The Importance of Recovery After a Major Competition
By Jim Napier
The concept of recovering after a major competition by taking off completely or engaging in active rest or other activities has been around for decades. Whether or not an athlete heeds such advice is up to them, but if they don’t they run the risk of injury or being forced into a reduced level of intensity. The muscular and adrenaline systems can only handle so much stress before they begin to function less effectively. Athletics is very stressful to the body in one form or another. Gymnastics has the highest number of injuries and football type injuries are accumulative if not outright career ending. While weightlifting might be considered one of the safest sports, it does play havoc with the bodily systems, and if there is no recovery built into the training regime, the athlete can soon become overtrained or injured.

There are no hard fast rules concerning how much time to take off after a major competition, and few lifters take time off, but walk right back into the gym and start seeing how many PRs they can set. While it is possible to set PRs right after a meet, because the lifter is still hyped up and still in peak condition, the aftermath of doing such can have long lasting effects, and can take months to recover from. Right after a major meet the lifter should at least drop the volume and level of intensity to 50% for a week. After that week they should spend about 3 weeks gradually getting back to their normal training loads, such as: 50% - 60% - 70% - 80%, where 80% would be their normal average monthly intensity level.

If the lifter doesn’t take the time to recover after a major meet or any meet where 100% effort was achieved, they will be forced into an involuntary level of intensity down the road, so you can pay the piper now or pay later, but you will be paying eventually. Far less damage to the muscular system will be incurred if the recovery is taken right after the meet instead of being forced into it later on after more stress has accumulated.

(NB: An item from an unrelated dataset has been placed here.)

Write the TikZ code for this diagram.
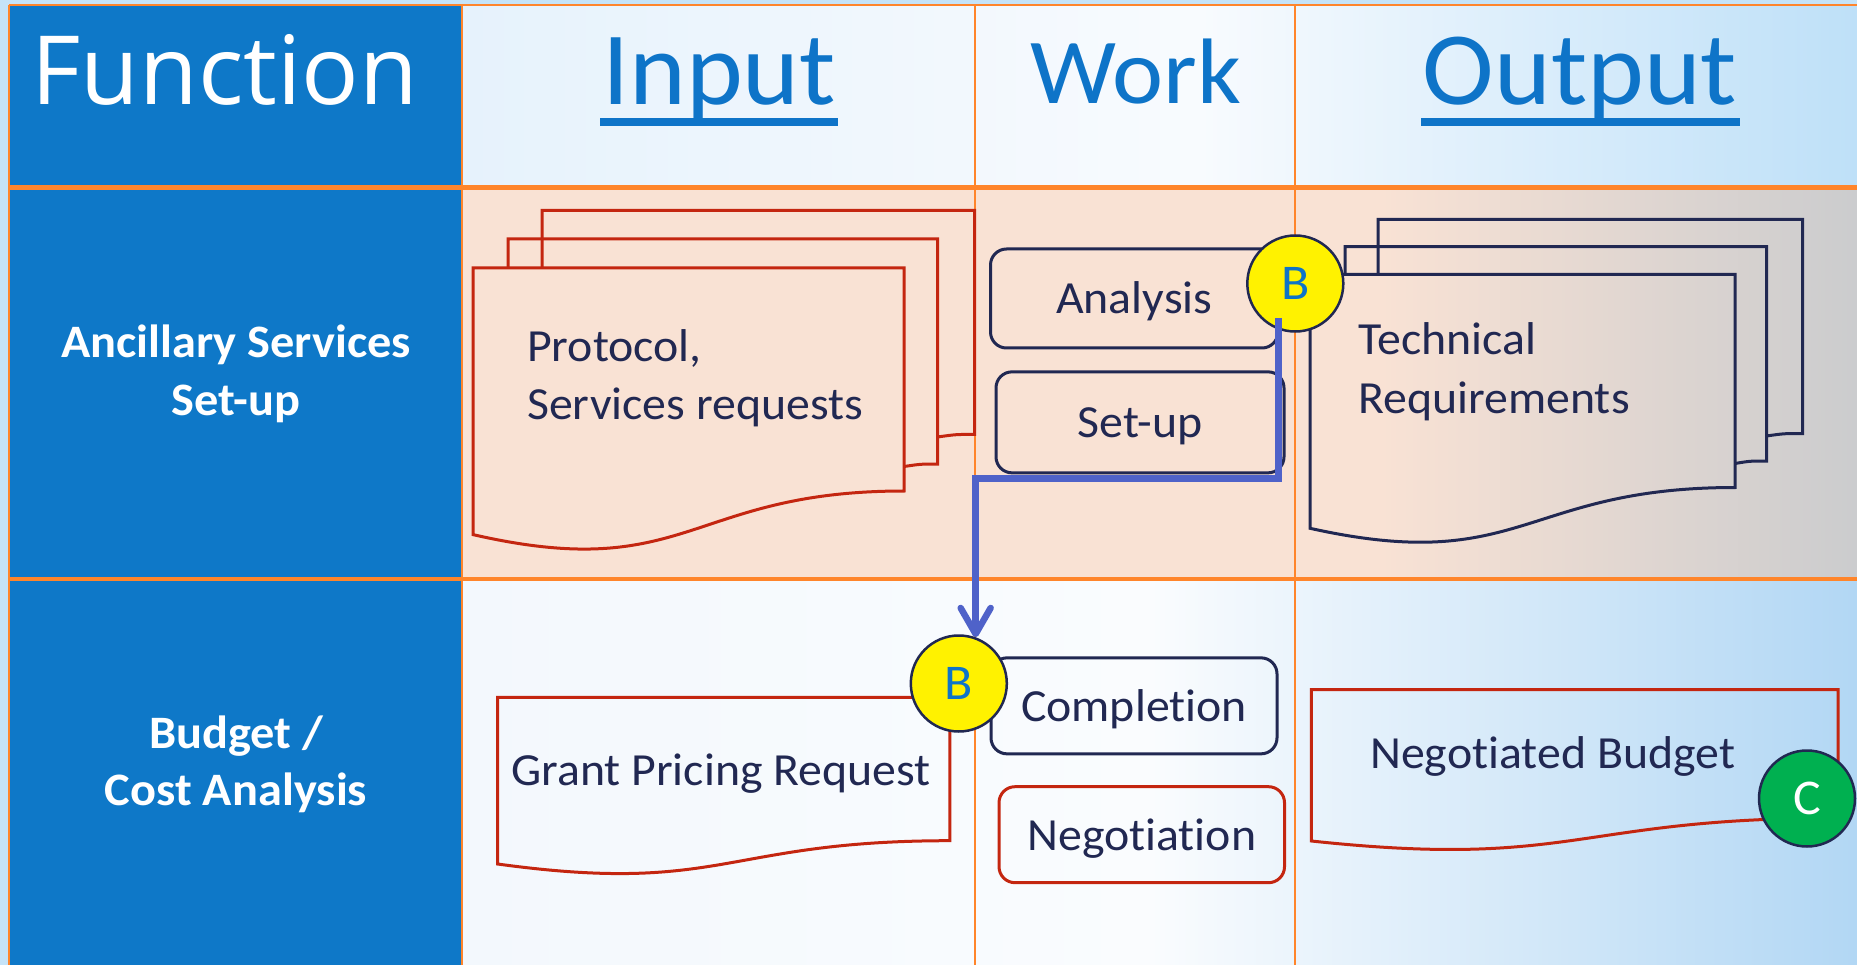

The muscular system can be damaged by deceleration, overloading and compression, and not just from a torn muscle. There are all sorts of gimmicks on the market to alleviate improper training practices, but even those can and do damage the muscles to a certain extent. Reducing the training load after major meets and at other times between meets, when necessary, is more effective than all the cupping, cryotherapy and deep messages combined.

The lifter should plan on training through most local meets in preparation for the most important competitions of the year. This means going 6 for 6 and not handling anything in excess of 90% to 95% of PR, depending on how the lifter feels at the meet. A decision should be made as to whether it is more important to win the local meet or do well in the major meet. The more intense the local meet becomes, then more time must be taken off after that meet, which can interfere in the training for the bigger meets. If the local meets are the big meets, then a decision about which local meets should be minor and which should be the major competitions of the year should be made.